Later that night at an outdoor café, Jhonny and I loitered over a few beers, and he revealed that he believed in mathematics, not magic. He borrowed a pen and on a napkin demonstrated how he could reduce my telephone number, or any seven-digit figure, to the number eight using a series of equations. “It looks like magic,” he said. “But it is mathematics.” Numbers, he said, always had fascinated him. As a boy he’d memorized several of these numeric parlor tricks and later taught himself algebra and geometry. At sea he’d come to trust numbers far more than superstitions. They told him how far he traveled, when to turn, how much fuel his ship needed, how hard the wind blew. Numbers were predictable, accountable, reliable—qualities that were hard to come by in Jhonny’s world.
He continued to doodle on the napkin and asked if I’d heard of the golden mean, which he described as a ratio discovered by Greek mathematicians that represents perfect balance. Riau seamen had their own golden mean, he said, which measured the tipping point between working within the bounds of the law versus working illegally. As long as this Malaccan version of the golden mean favored robbing ships, there would be pirates in the strait.
Pirate Training A few days later, Jhonny, Beach Boy, and I caught a cab to the port. Beach Boy had arranged to show me how a team of jumping squirrels boarded a ship. He said there was an uninhabited island not far from Batam where he occasionally trained.
At the end of a sun-bleached jetty, two muscular young men, “Muhammad” and “Hakim,” waited for us in a wooden pancung. Beach Boy explained that these boats were ideal because their weight and shape let them cut through a ship’s wake, unlike fiberglass boats, which were much lighter and would bounce in rough water.

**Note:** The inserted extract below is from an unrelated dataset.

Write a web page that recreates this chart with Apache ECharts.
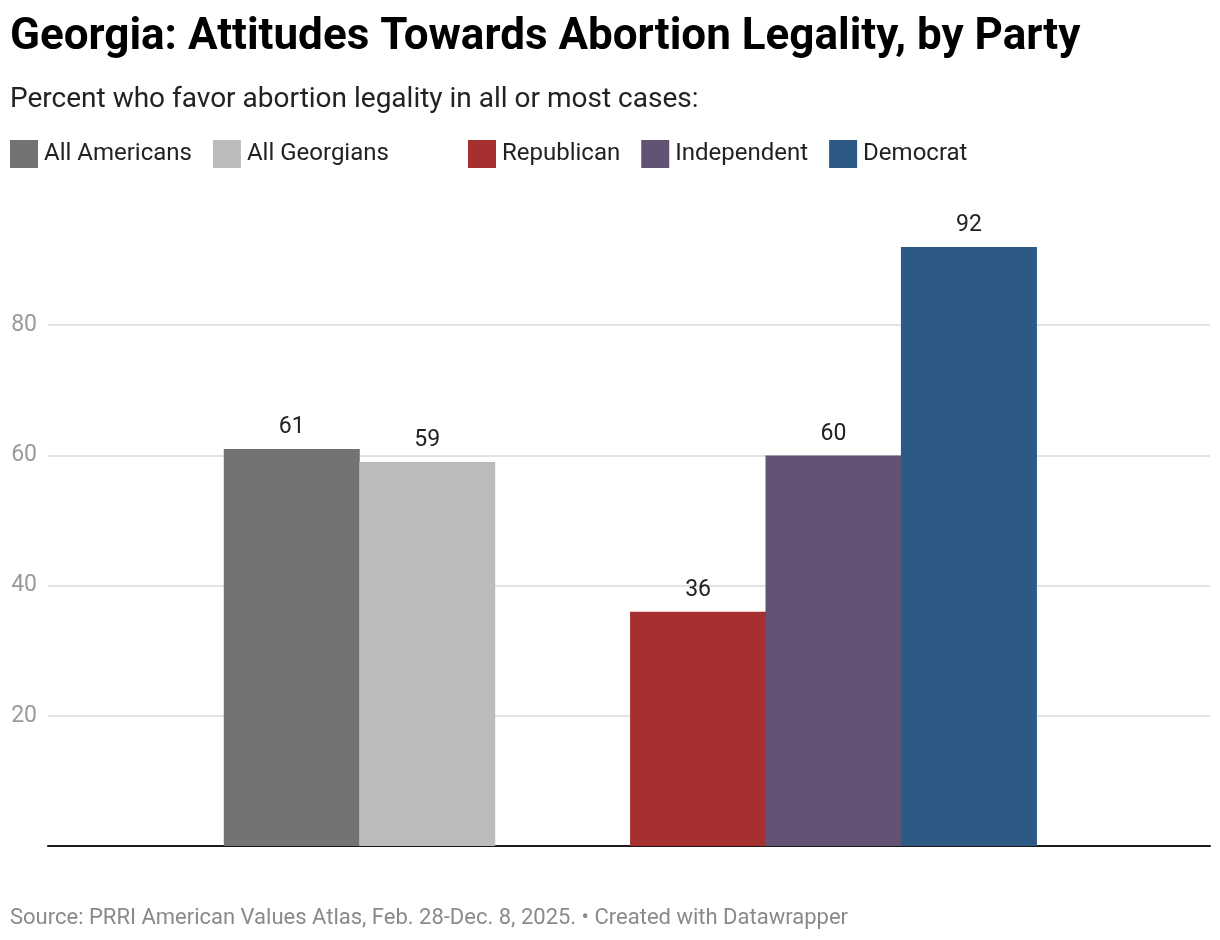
<!DOCTYPE html>
<html>
<head>
<meta charset="utf-8">
<title>Georgia: Attitudes Towards Abortion Legality, by Party</title>
<script src="https://cdn.jsdelivr.net/npm/echarts@6/dist/echarts.min.js"></script>
<style>
  html, body { margin: 0; padding: 0; background: #fff; }
  #chart { width: 1220px; height: 940px; }
</style>
</head>
<body>
<div id="chart"></div>
<script>
// 数据
const overallGroup = ["All Americans", "All Georgians"];
const partyGroup = ["Republican", "Independent", "Democrat"];
const overallValues = [61, 59];
const partyValues = [36, 60, 92];
const yTicks = [20, 40, 60, 80];

const palette = {
  "All Americans": "#737373",
  "All Georgians": "#bbbbbb",
  "Republican": "#a63030",
  "Independent": "#635274",
  "Democrat": "#2d5a84"
};

(function () {
  const myChart = echarts.init(document.getElementById("chart"));
  const font = "Roboto, 'Noto Sans', sans-serif";

  // slot index for each bar: first group, one empty slot, second group
  const names = overallGroup.concat(partyGroup);
  const values = overallValues.concat(partyValues);
  const slots = [];
  overallGroup.forEach((n, i) => slots.push(i));
  partyGroup.forEach((n, i) => slots.push(overallGroup.length + 1 + i));

  const gridLeft = 48, gridRight = 10;
  const xMin = -1.8, xMax = slots[slots.length - 1] + 1.78;
  const unitPx = (1220 - gridLeft - gridRight) / (xMax - xMin);

  const series = names.map((name, i) => ({
    name: name,
    type: "bar",
    data: [[slots[i], values[i]]],
    barWidth: Math.ceil(unitPx),
    barGap: "-100%",
    itemStyle: { color: palette[name] },
    label: {
      show: true,
      position: "top",
      distance: 10,
      color: "#222",
      fontSize: 23,
      fontFamily: font
    }
  }));

  const legendBase = {
    top: 140,
    padding: 0,
    icon: "rect",
    itemWidth: 28,
    itemHeight: 28,
    itemGap: 21,
    selectedMode: false,
    textStyle: { fontSize: 24, color: "#222", fontFamily: font, padding: [0, 0, 0, 1] }
  };

  const option = {
    animation: false,
    title: [
      {
        text: "Georgia: Attitudes Towards Abortion Legality, by Party",
        left: 10,
        top: 16,
        padding: 0,
        textStyle: { fontSize: 44, fontWeight: "bold", color: "#000", fontFamily: font }
      },
      {
        text: "Percent who favor abortion legality in all or most cases:",
        left: 10,
        top: 86,
        padding: 0,
        textStyle: { fontSize: 28, fontWeight: "normal", color: "#222", fontFamily: font }
      },
      {
        text: "Source: PRRI American Values Atlas, Feb. 28-Dec. 8, 2025. • Created with Datawrapper",
        left: 10,
        top: 907,
        padding: 0,
        textStyle: { fontSize: 22, fontWeight: "normal", color: "#8a8a8a", fontFamily: font }
      }
    ],
    legend: [
      Object.assign({}, legendBase, { left: 10, data: overallGroup }),
      Object.assign({}, legendBase, { left: 468, data: partyGroup })
    ],
    grid: {
      left: gridLeft,
      right: gridRight,
      top: 195,
      bottom: 94,
      containLabel: false
    },
    xAxis: {
      type: "value",
      min: xMin,
      max: xMax,
      axisLabel: { show: false },
      axisTick: { show: false },
      splitLine: { show: false },
      axisLine: {
        show: true,
        onZero: false,
        lineStyle: { color: "#1a1a1a", width: 2 }
      }
    },
    yAxis: {
      type: "value",
      min: 0,
      max: 100,
      interval: 20,
      axisLine: { show: false },
      axisTick: { show: false },
      axisLabel: {
        margin: 11,
        color: "#9a9a9a",
        fontSize: 23,
        fontFamily: font,
        formatter: (v) => (yTicks.indexOf(v) >= 0 ? String(v) : "")
      },
      splitLine: {
        showMinLine: false,
        showMaxLine: false,
        lineStyle: { color: "#e3e3e3", width: 2 }
      }
    },
    series: series
  };
  myChart.setOption(option);

  window.addEventListener("resize", () => {
    myChart.resize();
  });
})();
</script>
</body>
</html>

We sat in the boat, two by two, and I ended up next to Muhammad. His round cheeks and perfect teeth gave him a boyish appearance, but weeks before he had completed a two-year prison term for his role in a shopping trip. “Are you ready to learn how to steal a ship?” he asked.
With the sun beating on our shoulders, Hakim steered out of the harbor and made for a dense forest that appeared to be floating on top of the water, one of the strait’s innumerable mangrove islands. It seemed an impenetrable mass of gnarled roots and tangled limbs, but Hakim found a little cut and piloted the boat into the labyrinth. It was cool inside the mangroves, and we slipped in and out of deep shadows following the watery path until it opened on a cloister of stilt houses. “Assalamu alaikum,” Hakim called out. No answer. He cut the engine. Beach Boy grabbed a limb and held the boat steady as Hakim drew a parang, its curved blade glistening with oil used to keep it razor sharp. With quick, latent blows Hakim chopped out a two-foot section of a root and tossed it into the pancung.
We navigated out of the mangroves and headed for a small island about a mile away. Once ashore, Beach Boy disappeared into its dense jungle. The rest of us remained on the beach, which had a broad view of the shipping channel. Nine vessels chugged through the strait, including a liquefied natural gas tanker that towered over the others like a skyscraper. The Singapore skyline loomed beyond. “A few years ago this was a favorite place to begin an attack. Now there are too many patrols,” said Muhammad, flashing his perfect teeth, “but there are other places.” I asked him why he’d gotten into piracy. “Partly for the money,” he said, “but it is fun, an adventure, like James Bond.”